Il presidente della Confindustria Carlo Bonomi ha scritto una lettera ai capi delle sue associazioni locali e di categoria per celebrare i cento giorni del suo mandato.
Quel testo è una dettagliata ricapitolazione di tutte le più sfacciate, inique, miserabili e anche sciocche prepotenze di un padronato tra i più ottusi e dannosi d’Europa, degnamente rappresentato da un piccolo finanziere milanese laureato alla Bocconi.
Bonomi chiede la libertà di licenziamento, la fine della cassa integrazione e del reddito di cittadinanza, nuovi tagli alle pensioni e a ciò che resta del sistema sociale pubblico e poi soldi, soldi, soldi alle imprese, naturalmente senza vincoli e senza controlli: lo Stato paga e poi si ritira.
Del resto i padroni meritano, non sono forse stati in prima fila nel fermare il Covid? Sì, Bonomi lo sostiene e aggiunge indignato che solo inaccettabili pregiudizi antindustriali possono far credere che le imprese abbiano imposto di non fare le zone rosse e non abbiano posto la salute prima del profitto.
Fin qui l’ingordigia spudorata a danno del paese, che porta agli estremi tutto ciò che da più di trent’anni i padroni vogliono e spesso ottengono: che il sistema pubblico sia al servizio dei loro affari privati.
Ma la protervia delirante del presidente degli industriali raggiunge l’apice sui contratti, che il nostro vorrebbe rivoluzionari. Sì, è proprio questa la parola usata.
Ora noi sappiamo che a volte il termine “rivoluzione” viene usato per definire il suo esatto opposto. Il fascismo proclamava la propria rivoluzione. Reagan e Thatcher, negli anni ottanta del secolo scorso, lanciarono la “rivoluzione liberista”, in realtà anticipata qualche anno prima da Pinochet.
La parola “riforma” oggi spesso significa il suo contrario, cioè controriforma, come sanno bene lavoratori e poveri, che appena sentono quella parola si chiedono cosa gli verrà portato via. E lo stesso vale per la parola “rivoluzione” quando la maneggiano ricchi e padroni: essa significa in realtà controrivoluzione reazionaria.
E questo è esattamente ciò che vorrebbe Bonomi, che chiede “contratti rivoluzionari” che superino – testuali parole- “lo scambio novecentesco salario orario”; e che per questo ha bloccato i rinnovi contrattuali per dieci milioni di lavoratori.

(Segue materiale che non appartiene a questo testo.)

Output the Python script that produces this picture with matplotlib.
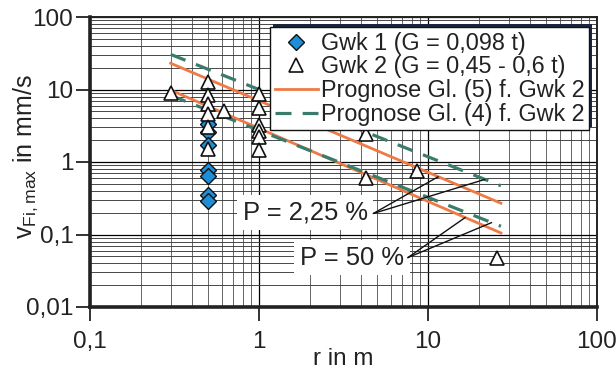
import numpy as np
import matplotlib
matplotlib.use("Agg")
import matplotlib.pyplot as plt
from matplotlib.lines import Line2D
from matplotlib.patches import Rectangle
from matplotlib.ticker import FixedLocator, FixedFormatter, LogLocator, NullFormatter

plt.rcParams['font.family'] = ['Liberation Sans', 'DejaVu Sans']
plt.rcParams['mathtext.default'] = 'regular'

# ---------------- data ----------------
# Gwk 1 (diamonds)
gwk1_r = [0.5, 0.5, 0.5, 0.5, 0.5, 0.5, 0.5]
gwk1_v = [3.3, 2.6, 1.7, 0.78, 0.64, 0.35, 0.29]

# Gwk 2 (triangles)
gwk2_r = [0.3, 0.5, 0.5, 0.5, 0.5, 0.5, 0.5, 0.62,
          1.0, 1.0, 1.0, 1.0, 1.0, 1.0, 4.3, 4.3, 8.6, 25.5]
gwk2_v = [9.0, 12.6, 8.4, 6.3, 4.6, 3.0, 1.5, 5.0,
          8.8, 5.5, 3.2, 2.7, 2.2, 1.45, 2.4, 0.61, 0.75, 0.047]

# Prognosis lines (end points, straight in log-log)
line_r = [0.3, 27.0]
gl5_upper = [23.0, 0.27]    # P = 2,25 %
gl4_upper = [30.5, 0.47]
gl5_lower = [9.8, 0.105]    # P = 50 %
gl4_lower = [8.3, 0.13]

x_ticks = [0.1, 1, 10, 100]
x_ticklabels = ['0,1', '1', '10', '100']
y_ticks = [0.01, 0.1, 1, 10, 100]
y_ticklabels = ['0,01', '0,1', '1', '10', '100']

legend_labels = ['Gwk 1 (G = 0,098 t)', 'Gwk 2 (G = 0,45 - 0,6 t)',
                 'Prognose Gl. (5) f. Gwk 2', 'Prognose Gl. (4) f. Gwk 2']

c_orange = '#ef7a45'
c_teal = '#3b7b6b'
c_blue = '#1e8fd6'
c_text = '#222222'

FS_TICK = 17.5
FS_LAB = 18
FS_LEG = 16.8
FS_ANN = 18.4

fig = plt.figure(figsize=(6.16, 3.76), dpi=100)
ax = fig.add_axes([90/616, 1-307/376, 507/616, 290/376])
ax.set_xscale('log')
ax.set_yscale('log')
ax.set_xlim(0.1, 100)
ax.set_ylim(0.01, 100)

# grid
ax.xaxis.set_minor_locator(LogLocator(base=10, subs=np.arange(2, 10)))
ax.yaxis.set_minor_locator(LogLocator(base=10, subs=np.arange(2, 10)))
ax.xaxis.set_minor_formatter(NullFormatter())
ax.yaxis.set_minor_formatter(NullFormatter())
ax.grid(True, which='major', color='black', lw=0.9, zorder=0)
ax.grid(True, which='minor', axis='x', color='#666666', lw=0.7, zorder=0)
ax.grid(True, which='minor', axis='y', color='#3a3a3a', lw=0.65, zorder=0)
ax.set_axisbelow(True)

ax.xaxis.set_major_locator(FixedLocator(x_ticks))
ax.xaxis.set_major_formatter(FixedFormatter(x_ticklabels))
ax.yaxis.set_major_locator(FixedLocator(y_ticks))
ax.yaxis.set_major_formatter(FixedFormatter(y_ticklabels))
ax.tick_params(which='major', direction='out', length=10, width=1.3,
               labelsize=FS_TICK, color=c_text, labelcolor=c_text)
ax.tick_params(axis='x', which='major', pad=7)
ax.tick_params(axis='y', which='major', pad=2)
ax.tick_params(which='minor', length=0)

for s in ['left', 'bottom']:
    ax.spines[s].set_linewidth(2.6)
for s in ['top', 'right']:
    ax.spines[s].set_linewidth(1.4)
for s in ax.spines.values():
    s.set_color(c_text)

# lines
dash = (0, (5, 3.5))
ax.plot(line_r, gl5_upper, color=c_orange, lw=2.0, zorder=3)
ax.plot(line_r, gl4_upper, color=c_teal, lw=2.3, ls=dash, zorder=3)
ax.plot(line_r, gl5_lower, color=c_orange, lw=2.0, zorder=3)
ax.plot(line_r, gl4_lower, color=c_teal, lw=2.3, ls=dash, zorder=3)

# points
ax.plot(gwk1_r, gwk1_v, ls='none', marker='D', ms=8.3, mfc=c_blue,
        mec='#111111', mew=1.0, zorder=4)
ax.plot(gwk2_r, gwk2_v, ls='none', marker='^', ms=10, mfc='white',
        mec='#111111', mew=1.2, zorder=5)

# annotations
def on_line(r, vals, x):
    lr = np.log10(r); lv = np.log10(vals)
    return 10 ** np.interp(np.log10(x), lr, lv)

txt_kw = dict(fontsize=FS_ANN, color=c_text, va='center', ha='left', zorder=6,
              bbox=dict(boxstyle='square,pad=0.22', fc='white', ec='none'))
ax.text(0.80, 0.20, 'P = 2,25 %', **txt_kw)
ax.text(1.75, 0.048, 'P = 50 %', **txt_kw)

arr = dict(arrowstyle='-', color='#111111', lw=1.0, shrinkA=0, shrinkB=0)
o1 = (4.75, 0.195)
for x, vals in [(11.5, gl5_upper), (21.7, gl4_upper)]:
    ax.annotate('', xy=(x, on_line(line_r, vals, x)), xytext=o1,
                arrowprops=arr, zorder=7)
o2 = (7.6, 0.048)
for x, vals in [(16.6, gl5_lower), (23.8, gl4_lower)]:
    ax.annotate('', xy=(x, on_line(line_r, vals, x)), xytext=o2,
                arrowprops=arr, zorder=7)

# legend
handles = [
    Line2D([], [], ls='none', marker='D', ms=8.3, mfc=c_blue, mec='#111111', mew=1.0),
    Line2D([], [], ls='none', marker='^', ms=10, mfc='white', mec='#111111', mew=1.2),
    Line2D([], [], color=c_orange, lw=2.0),
    Line2D([], [], color=c_teal, lw=2.3, ls=dash),
]
leg = ax.legend(handles, legend_labels, loc='upper right',
                bbox_to_anchor=(589/616, 1-27/376), bbox_transform=fig.transFigure,
                fontsize=FS_LEG, frameon=True, fancybox=False, framealpha=1,
                edgecolor='#111111', borderpad=0.2, labelspacing=0.03,
                handlelength=1.85, handletextpad=0.12, borderaxespad=0)
leg.get_frame().set_linewidth(1.0)
for t in leg.get_texts():
    t.set_color(c_text)

fig.canvas.draw()
bb = leg.get_window_extent()
inv = fig.transFigure.inverted()
(x0, y0), (x1, y1) = inv.transform([[bb.x0 + 3, bb.y0 + 3], [bb.x1 + 3, bb.y1 + 3]])
shadow = Rectangle((x0, y0), x1 - x0, y1 - y0, transform=fig.transFigure,
                   fc='#1c2540', ec='none', zorder=9)
fig.patches.append(shadow)
shadow.set_figure(fig)
leg.remove()
fig.add_artist(leg)
leg.set_zorder(11)

ax.set_xlabel('r in m', fontsize=17.5, color=c_text)
ax.xaxis.set_label_coords(0.5, -0.143)
ax.set_ylabel('v$_{Fi,max}$ in mm/s', fontsize=FS_LAB, color=c_text)
ax.yaxis.set_label_coords(-0.098, 0.52)

fig.savefig('out.png', dpi=100)
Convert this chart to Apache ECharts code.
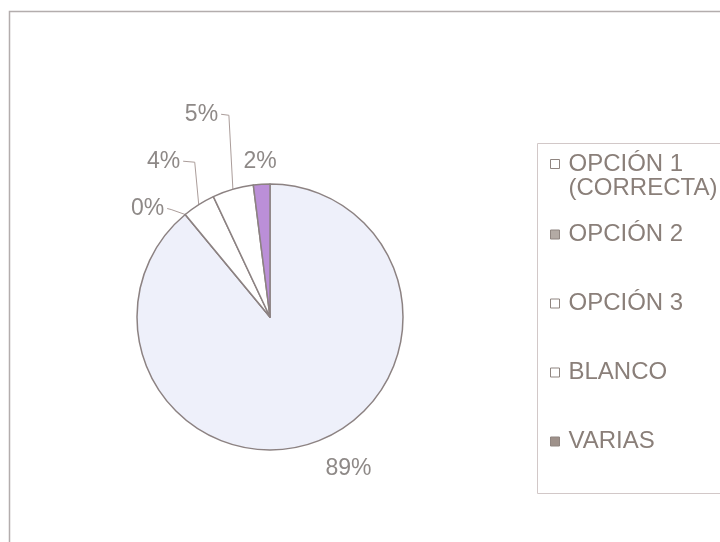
<!DOCTYPE html>
<html>
<head>
<meta charset="utf-8">
<script src="https://cdn.jsdelivr.net/npm/echarts@6/dist/echarts.min.js"></script>
<style>
  html, body { margin: 0; padding: 0; background: #ffffff; }
  #chart { width: 720px; height: 542px; }
</style>
</head>
<body>
<div id="chart"></div>
<script>
// Answer shares (percent), one per option
const categories = ['OPCIÓN 1\n(CORRECTA)', 'OPCIÓN 2', 'OPCIÓN 3', 'BLANCO', 'VARIAS'];
const percentages = [89, 0, 4, 5, 2];

// Styling per option
const sliceColors = ['#eef0fa', '#ffffff', '#ffffff', '#ffffff', '#bb8fd8'];
const legendIconColors = ['#ffffff', '#b3aaa4', '#ffffff', '#ffffff', '#9e918a'];

// Label placement relative to the slice's rim point; line: 'none' | 'up' | 'side'
const labelPlacement = [
  { dx: 33.5, dy: 26.5, line: 'none' },
  { dx: -37.7, dy: -6, line: 'side' },
  { dx: -35.2, dy: -43.5, line: 'up' },
  { dx: -31.4, dy: -75, line: 'up' },
  { dx: -1.6, dy: -23, line: 'none' }
];

const CX = 270, CY = 317, R = 133;
const FONT = "'Liberation Sans', Arial, sans-serif";

// Point on the rim at the middle of slice i (clockwise from 12 o'clock)
function rimPoint(i) {
  const total = percentages.reduce((a, b) => a + b, 0);
  let before = 0;
  for (let k = 0; k < i; k++) before += percentages[k];
  const mid = (before + percentages[i] / 2) / total * 2 * Math.PI;
  return [CX + R * Math.sin(mid), CY - R * Math.cos(mid)];
}

const chart = echarts.init(document.getElementById('chart'), null, { renderer: 'canvas' });

chart.setOption({
  animation: false,
  backgroundColor: '#ffffff',
  graphic: [
    {
      type: 'rect',
      shape: { x: 9.5, y: 11.5, width: 760, height: 560 },
      style: { fill: 'none', stroke: '#b3adad', lineWidth: 1.5 },
      silent: true
    },
    {
      type: 'rect',
      shape: { x: 537.5, y: 143.5, width: 260, height: 350 },
      style: { fill: 'none', stroke: '#d2c8c8', lineWidth: 1 },
      silent: true
    }
  ],
  legend: {
    orient: 'vertical',
    left: 550,
    top: 128,
    padding: 0,
    itemGap: 0,
    itemWidth: 9,
    itemHeight: 9,
    icon: 'rect',
    selectedMode: false,
    // a leading blank line keeps the icon level with the first line of a two-line name
    formatter: function (name) {
      return name.indexOf('\n') >= 0 ? '\n' + name : name;
    },
    textStyle: {
      fontSize: 24,
      fontFamily: FONT,
      color: '#8a7f79',
      lineHeight: 69,
      padding: [0, 0, 0, 4]
    },
    data: categories.map((name, i) => {
      const item = {
        name: name,
        itemStyle: { color: legendIconColors[i], borderColor: '#8f8580', borderWidth: 1 }
      };
      if (name.indexOf('\n') >= 0) item.textStyle = { lineHeight: 24 };
      return item;
    })
  },
  series: [{
    type: 'pie',
    center: [CX, CY],
    radius: R,
    startAngle: 90,
    clockwise: true,
    avoidLabelOverlap: false,
    emphasis: { disabled: true },
    itemStyle: { borderColor: '#8c8282', borderWidth: 1.5 },
    label: {
      show: true,
      position: 'outside',
      formatter: '{c}%',
      fontSize: 23,
      fontFamily: FONT,
      color: '#8e8987'
    },
    labelLine: {
      show: true,
      lineStyle: { color: '#ab9d9a', width: 1 }
    },
    labelLayout: function (p) {
      const i = p.dataIndex;
      const rim = rimPoint(i);
      const pl = labelPlacement[i];
      const x = rim[0] + pl.dx;
      const y = rim[1] + pl.dy;
      const res = { x: x, y: y, align: 'center', verticalAlign: 'middle' };
      if (pl.line !== 'none') {
        const endX = x + p.labelRect.width / 2 + 3;
        const cornerX = pl.line === 'up' ? rim[0] - 4 : endX + 4;
        res.labelLinePoints = [rim, [cornerX, y + 1], [endX, y]];
      }
      return res;
    },
    data: categories.map((name, i) => ({
      name: name,
      value: percentages[i],
      itemStyle: { color: sliceColors[i] },
      labelLine: { show: labelPlacement[i].line !== 'none' }
    }))
  }]
});
</script>
</body>
</html>
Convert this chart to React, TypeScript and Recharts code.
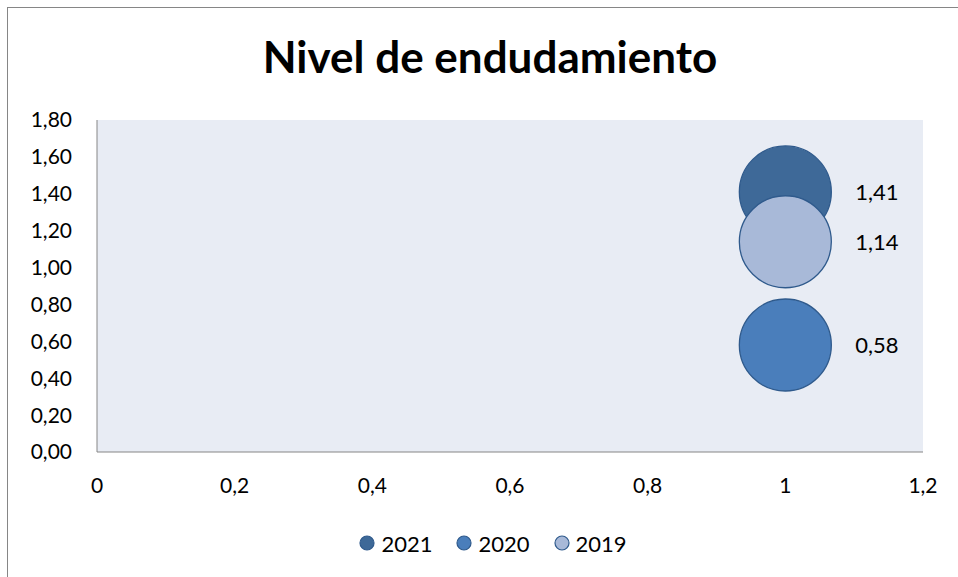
import React from 'react';
import { ScatterChart, Scatter, XAxis, YAxis, CartesianGrid, Legend } from 'recharts';

const seriesNames = ['2021', '2020', '2019'];
const xValues = [1, 1, 1];
const yValues = [1.41, 0.58, 1.14];
const xTicks = [0, 0.2, 0.4, 0.6, 0.8, 1, 1.2];
const yTicks = [0, 0.2, 0.4, 0.6, 0.8, 1, 1.2, 1.4, 1.6, 1.8];

const fills = ['#3E6998', '#4A7EBB', '#A8B9D8'];
const strokeColor = '#2F5A8C';
const FONT = 'Lato, Calibri, sans-serif';

const fmtX = (v: number) => String(Math.round(v * 10) / 10).replace('.', ',');
const fmtY = (v: number) => v.toFixed(2).replace('.', ',');

const Bubble = (props: any) => {
  const { cx, cy, fill, payload } = props;
  if (cx == null || cy == null) return null;
  return (
    <g>
      <circle cx={cx} cy={cy} r={46} fill={fill} stroke={strokeColor} strokeWidth={1.3} />
      <text x={cx + 70} y={cy} dy="0.36em" fontSize={22} fontFamily={FONT} fill="#000" textAnchor="start">
        {fmtY(payload.y)}
      </text>
    </g>
  );
};

const LegendContent = (props: any) => {
  const payload = [...(props.payload || [])].sort(
    (a: any, b: any) => seriesNames.indexOf(a.value) - seriesNames.indexOf(b.value)
  );
  return (
    <div style={{ display: 'flex', justifyContent: 'center', alignItems: 'center', height: 30, fontFamily: FONT, fontSize: 22, paddingLeft: 28, color: '#000' }}>
      {payload.map((p: any, i: number) => {
        const idx = seriesNames.indexOf(p.value);
        return (
          <div key={i} style={{ display: 'flex', alignItems: 'center', marginRight: i < payload.length - 1 ? 24 : 0 }}>
            <svg width={16} height={16} style={{ marginRight: 6 }}>
              <circle cx={8} cy={8} r={7} fill={fills[idx]} stroke={strokeColor} strokeWidth={1.2} />
            </svg>
            <span>{p.value}</span>
          </div>
        );
      })}
    </div>
  );
};

export default function App() {
  const series = seriesNames.map((name, i) => ({
    name,
    data: [{ x: xValues[i], y: yValues[i] }],
    fill: fills[i],
  }));
  return (
    <div style={{ position: 'absolute', left: 0, top: 0, width: 958, height: 577, background: '#fff', overflow: 'hidden' }}>
      <div style={{ position: 'absolute', left: 7, top: 7, width: 980, height: 600, border: '1px solid #868686', boxSizing: 'border-box' }} />
      <div style={{ position: 'absolute', left: 0, top: 30, width: 980, textAlign: 'center', fontFamily: FONT, fontWeight: 'bold', fontSize: 44, color: '#000', lineHeight: '53px' }}>
        Nivel de endudamiento
      </div>
      <div style={{ position: 'absolute', left: 0, top: 0 }}>
        <ScatterChart width={958} height={577} margin={{ top: 120, right: 35, bottom: 65, left: 0 }}>
          <CartesianGrid fill="#E8ECF4" stroke="none" horizontal={false} vertical={false} />
          <XAxis
            type="number"
            dataKey="x"
            domain={[0, 1.2]}
            ticks={xTicks}
            tickFormatter={fmtX}
            axisLine={{ stroke: '#868686' }}
            tickLine={false}
            tickSize={0}
            tickMargin={26}
            height={30}
            interval={0}
            tick={{ fill: '#000', fontSize: 21, fontFamily: FONT }}
          />
          <YAxis
            type="number"
            dataKey="y"
            domain={[0, 1.8]}
            ticks={yTicks}
            tickFormatter={fmtY}
            axisLine={{ stroke: '#868686' }}
            tickLine={false}
            tickSize={0}
            tickMargin={25}
            width={97}
            interval={0}
            tick={{ fill: '#000', fontSize: 21, fontFamily: FONT }}
          />
          <Legend
            verticalAlign="bottom"
            content={<LegendContent />}
            wrapperStyle={{ top: 528, left: 0, width: 958, height: 30 }}
          />
          {series.map((s) => (
            <Scatter key={s.name} name={s.name} data={s.data} fill={s.fill} shape={<Bubble />} isAnimationActive={false} />
          ))}
        </ScatterChart>
      </div>
    </div>
  );
}
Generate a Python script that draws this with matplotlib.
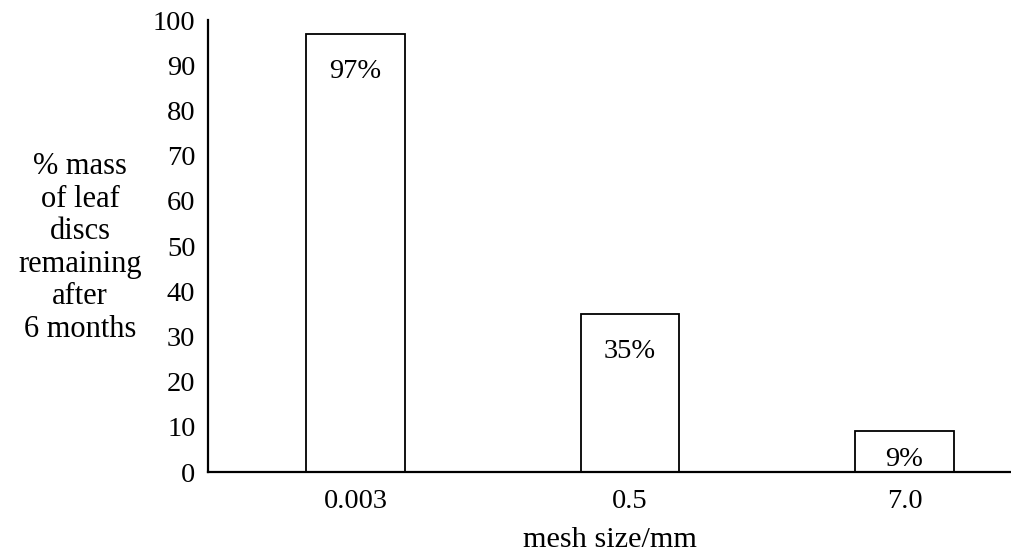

In realtà lo scambio che Bonomi vuole abolire è più antico del secolo scorso. È con la rivoluzione industriale del settecento che gli operai cominciano a ricevere una salario, di fame, per una montagna di ore lavorate. Prima di allora chi lavorava o era schiavo o servo della gleba.
Come si sa, anche il comunismo pensa al superamento del lavoro salariato, in una società di eguali dove ognuno possa accedere liberamente a ciò di cui ha bisogno. Ma francamente non pare che la “rivoluzione” di Bonomi abbia a che vedere col comunismo, anche se non è escluso che incontri qualche intellettuale postmoderno ben retribuito che la imbelletti così.
Siccome è da escludere che Bonomi voglia rinunciare all’orario di lavoro, è probabile che egli chieda ai lavoratori di non ricevere più il salario. Cosa per altro che già avviene con lo stage e forme simili di lavoro gratuito: non sei già contento di avere un lavoro, mica pretenderai anche un salario?
La proposta di Bonomi di superare il salario-orario, mentre si rivendica la piena libertà di licenziamento, ha un solo scopo e risultato: lo schiavismo.
Del resto non è un imprenditore milanese, anch’egli bocconiano, quel Guglielmo Stagno D’Alcontres che nella sua modernissima e pluripremiata “azienda bio” sfruttava come schiavi i migranti, di cui si proclamava razzialmente il “maschio dominante”?
È questa criminalità imprenditoriale dilagante il brodo di coltura della controrivoluzione di Bonomi, che nel nome della modernità vuol tornare nel Medio Evo e che può proclamare le sue follie reazionarie solo perché da decenni la politica italiana si genuflette di fronte ai padroni e alle loro mascalzonate.